The problem: it ain’t happening! With respect to item one countries are required in many instances to obtain legislative change to gain approval. Though the IMF requires that 60 percent of IMF member countries – holding 85 percent of the of total IMF votes approve the change, key members have failed to enact legislation. And who are these key members.

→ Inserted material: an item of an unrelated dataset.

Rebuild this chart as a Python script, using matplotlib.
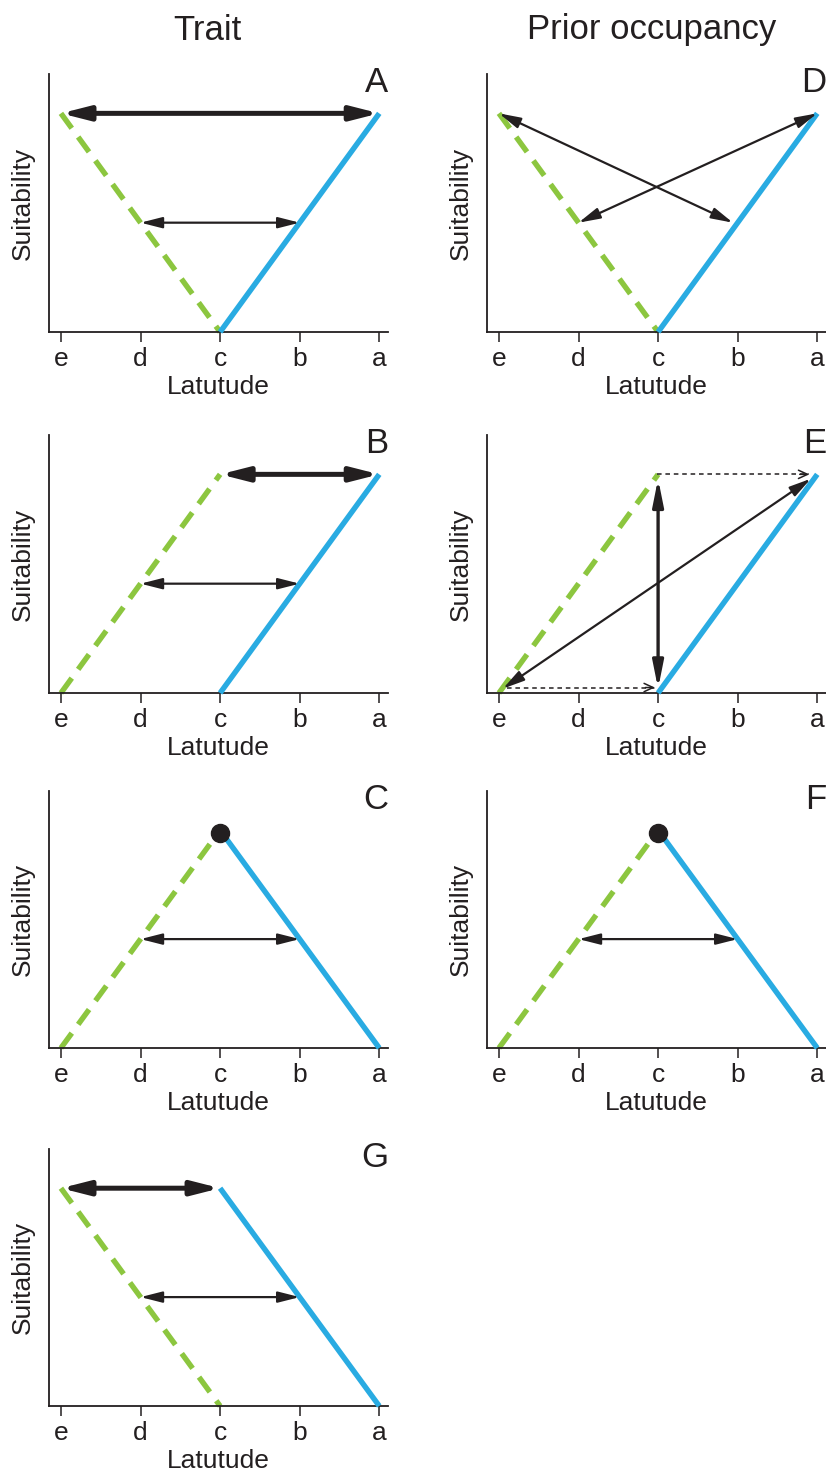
import matplotlib
matplotlib.use('Agg')
from matplotlib import pyplot as plt

plt.rcParams['font.family'] = ['Liberation Sans', 'DejaVu Sans']

# latitude positions, e..a
lat_labels = ['e', 'd', 'c', 'b', 'a']
lat_pos = [0, 1, 2, 3, 4]

# green (dashed) always spans e..c, blue (solid) always c..a
green_x = [0, 2]
blue_x = [2, 4]
green_y = {'A': [2, 0], 'B': [0, 2], 'C': [0, 2], 'G': [2, 0],
           'D': [2, 0], 'E': [0, 2], 'F': [0, 2]}
blue_y = {'A': [0, 2], 'B': [0, 2], 'C': [2, 0], 'G': [2, 0],
          'D': [0, 2], 'E': [0, 2], 'F': [2, 0]}

# arrows: x0, y0, x1, y1, kind
arrows = {
    'A': [(0, 2, 4, 2, 'thick'), (1, 1, 3, 1, 'thin')],
    'B': [(2, 2, 4, 2, 'thick'), (1, 1, 3, 1, 'thin')],
    'C': [(1, 1, 3, 1, 'thin')],
    'G': [(0, 2, 2, 2, 'thick'), (1, 1, 3, 1, 'thin')],
    'D': [(0, 2, 2.94, 1, 'thin'), (1, 1, 4, 2, 'thin')],
    'E': [(2, 1.96, 2, 0.04, 'mid'), (0.05, 0.04, 3.92, 1.96, 'thin'),
          (1.98, 2, 3.9, 2, 'dash'), (0.1, 0.05, 1.96, 0.05, 'dash')],
    'F': [(1, 1, 3, 1, 'thin')],
}
peaks = {'C': (2, 1.97), 'F': (2, 1.97)}

headings = ['Trait', 'Prior occupancy']

blue = '#29abe2'
green = '#8cc63f'
black = '#231f20'

arrow_styles = {
    'thick': dict(arrowstyle='<|-|>,head_length=1.65,head_width=0.42', lw=3.6, mutation_scale=10),
    'thin': dict(arrowstyle='<|-|>,head_length=1.3,head_width=0.33', lw=1.6, mutation_scale=10),
    'mid': dict(arrowstyle='<|-|>,head_length=1.6,head_width=0.32', lw=2.4, mutation_scale=10),
}

W, H = 826, 1471
fig = plt.figure(figsize=(W / 100, H / 100), dpi=100)

col_left = [49, 487]
ax_w = 339
rows = [(74, 332), (435, 693), (791, 1048), (1149, 1406)]
layout = {'A': (0, 0), 'B': (1, 0), 'C': (2, 0), 'G': (3, 0),
          'D': (0, 1), 'E': (1, 1), 'F': (2, 1)}

for letter, (r, c) in layout.items():
    top, bot = rows[r]
    ax = fig.add_axes([col_left[c] / W, 1 - bot / H, ax_w / W, (bot - top) / H])
    ax.set_xlim(-0.15, 4.11)
    ax.set_ylim(0, 2.36)
    for s in ['top', 'right']:
        ax.spines[s].set_visible(False)
    for s in ['left', 'bottom']:
        ax.spines[s].set_linewidth(1.3)
        ax.spines[s].set_color(black)
    ax.set_xticks(lat_pos, lat_labels)
    ax.set_yticks([])
    ax.tick_params(axis='x', direction='out', length=7, width=1.1, pad=4,
                   labelsize=19, colors=black)
    ax.set_xlabel('Latutude', fontsize=19, labelpad=3, color=black)
    ax.set_ylabel('Suitability', fontsize=19, labelpad=10, color=black)

    ax.plot(green_x, green_y[letter], color=green, lw=3.9, dashes=(3.4, 2.0),
            solid_capstyle='butt', dash_capstyle='butt', clip_on=False, zorder=2)
    ax.plot(blue_x, blue_y[letter], color=blue, lw=3.9, solid_capstyle='butt',
            clip_on=False, zorder=3)

    for x0, y0, x1, y1, kind in arrows[letter]:
        if kind == 'dash':
            ax.plot([x0, x1], [y0, y1], color=black, lw=1.1, dashes=(3, 2.5), zorder=4)
            ax.annotate('', xy=(x1, y1), xytext=(x1 - 0.12, y1),
                        arrowprops=dict(arrowstyle='->,head_length=0.65,head_width=0.3',
                                        lw=1.1, color=black, mutation_scale=10,
                                        shrinkA=0, shrinkB=0), zorder=4)
        else:
            props = dict(arrow_styles[kind])
            props.update(color=black, shrinkA=0, shrinkB=0)
            ax.annotate('', xy=(x1, y1), xytext=(x0, y0), arrowprops=props, zorder=4)

    if letter in peaks:
        px, py = peaks[letter]
        ax.plot(px, py, 'o', color=black, markersize=13, clip_on=False, zorder=5)

    ax.text(1.0, 1.03, letter, transform=ax.transAxes, ha='right', va='top',
            fontsize=25, color=black)

fig.text(207 / W, 1 - 30 / H, headings[0], ha='center', va='center', fontsize=25, color=black)
fig.text(652 / W, 1 - 30 / H, headings[1], ha='center', va='center', fontsize=25, color=black)

plt.savefig('out.png', dpi=100)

The key holdout is the United States and given congressional deadlock it is unlikely the United States will be in any position to achieve legislative approval – especially with an election looming in November 2012. In addition other significant countries including traditional economic powers Canada and Germany and emerging market powers – Argentina – the badboy of the G20 – Indonesia, Mexico – the host for the G20, Russia, Saudi Arabia, South Africa and Turkey – have all failed to pass the necessary legislation.
And with respect to item two – the amendment of the IMF Charter – and the anticipated power sharing agreement – the action is “Europe’s Court”. It is expected that Europe will reduce its representation by two seats – it has 8 seats currently, three possibly if you include the Swiss seat. These seats will then be farmed out to the large emerging market powers. Well so far there is no agreement with respect to the two seats – which of Belgium, the Netherlands, Spain, Italy and Denmark will give up their seat on the Executive Board – and it would appear that Switzerland is prepared only to rotate its seat with Poland. So there we have it. Promises to reform the IMF to enable a transfer of power to the new large emerging market states – and no forward action to date.
So it is hardly surprising that so many commentators and folks from media argue that the G20 is failing.